Verhalten der Eltern ist eher schädlich

Für Erziehungsexperten, die durchaus erkennen, dass Eltern ihren Kindern Schutz bieten wollen, ist das Verhalten trotz aller Besorgnis eher schädlich, weil es die Entwicklung der Kinder blockiert. Eltern müssten ihren Kindern neben Sicherheit auch Freiheiten geben, sagt der Kinderarzt und Wissenschaftler Herbert Renz-Polster von der Universität Heidelberg. Am wichtigsten seien für Kinder Entdeckungsräume – und ausreichend Zeit, um „ihr Ding zu machen“.

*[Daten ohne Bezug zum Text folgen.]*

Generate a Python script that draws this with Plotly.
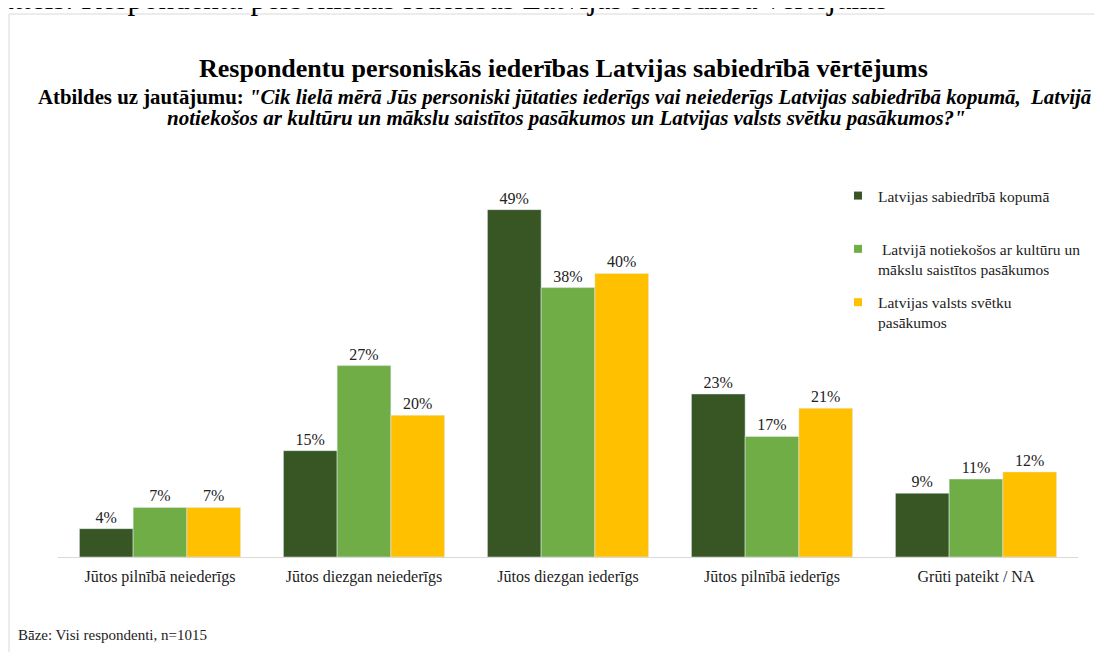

Nur dann nämlich fällt es ihnen leichter, sich auch in der Pubertät den Anforderungen zu stellen, so Nicole B. Perry von der University of Minnesota. Die Ergebnisse ihrer Studien unterstrichen, wie wichtig es sei, dass Eltern die Autonomie ihrer Kinder unterstützten.

Es sei wichtig, öfter negative Gefühle zuzulassen, das sieht Carola Padtberg ganz genauso. „Wenn der Tablet-PC kaputtgeht, dann gibt es eben erst zu Weihnachten einen neuen“, sagt sie. Egal, auch wenn es Monate dauert.